A Comprehensive Evaluation of Augmentations for Robust OOD Self-Supervised Contrastive Phonocardiogram Representation Learning

Despite the recent increase in research activity, deep-learning models have not yet been widely accepted in several real-world settings, such as medicine. The shortage of high-quality annotated data often hinders the development of robust and generalizable models, which do not suffer from degraded effectiveness when presented with newly-collected, out-of-distribution (OOD) datasets. Contrastive Self-Supervised Learning (SSL) offers a potential solution to labeled data scarcity, as it takes advantage of unlabeled data to increase model effectiveness and robustness. In this research, we propose applying contrastive SSL for detecting abnormalities in 1D phonocardiogram (PCG) samples by learning a generalized representation of the signal. Specifically, we perform an extensive comparative evaluation of a wide range of audio-based augmentations, evaluate trained classifiers on multiple datasets across different downstream tasks, and finally report on the impact of each augmentation in model training. We experimentally demonstrate that, depending on its training distribution, the effectiveness of a fully-supervised model can degrade up to 32% when evaluated on unseen data, while SSL models only lose up to 10% or even improve in some cases. We argue and experimentally demonstrate that, contrastive SSL pretraining can assist in providing robust classifiers which can generalize to unseen, OOD data, without relying on time- and labor-intensive annotation processes by medical experts. Furthermore, the proposed extensive evaluation protocol sheds light on the most promising and appropriate augmentations for robust PCG signal processing, by calculating their effect size on model training. Finally, we provide researchers and practitioners with a roadmap towards producing robust models for PCG classification, in addition to an open-source codebase for developing novel approaches.

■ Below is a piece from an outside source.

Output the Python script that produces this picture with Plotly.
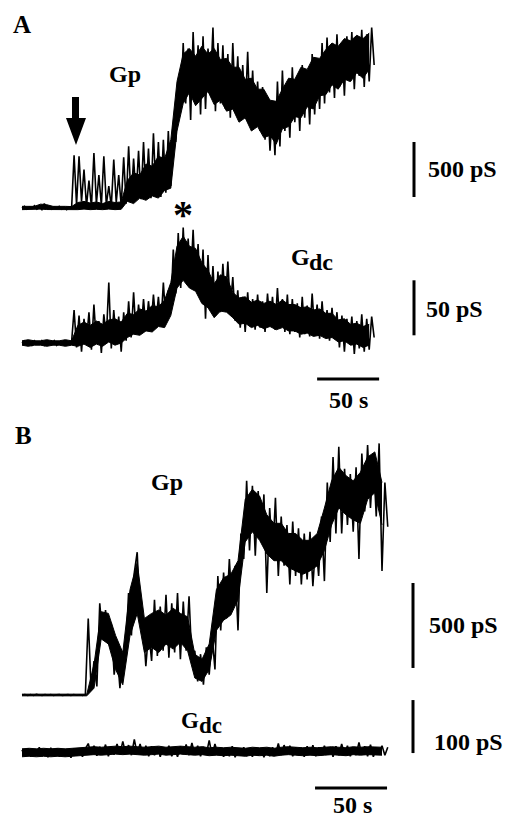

翻译：尽管近期研究活动有所增加，深度学习模型尚未在医学等现实场景中被广泛接受。高质量标注数据的匮乏常阻碍鲁棒且可泛化模型的开发——这类模型在面对新采集的分布外（OOD）数据集时，不会出现性能退化。对比自监督学习（SSL）为缓解标注数据稀缺提供了潜在解决方案，其通过利用无标签数据提升模型效能与鲁棒性。本研究提出采用对比SSL对一维心音图（PCG）样本进行异常检测，通过学习信号的泛化表征。具体而言，我们系统性地对比评估了多种基于音频的增强方法，在多数据集上评估了面向不同下游任务训练的分类器，并最终报告了每种增强对模型训练的影响。实验表明：全监督模型在新见数据上的效能可能因训练分布不同而下降高达32%，而SSL模型仅损失不超过10%，某些情况下甚至有所提升。我们通过实验论证，对比SSL预训练有助于构建鲁棒分类器，使其能够泛化至未见过的OOD数据，且无需依赖医学专家耗时费力的标注过程。此外，本研究提出的系统性评估方案通过计算增强方法对模型训练的效应量，揭示了最具前景且最适合鲁棒PCG信号处理的增强策略。最后，我们为研究人员与实践者提供了构建鲁棒PCG分类模型的路线图，同时开源了用于开发创新方法的代码库。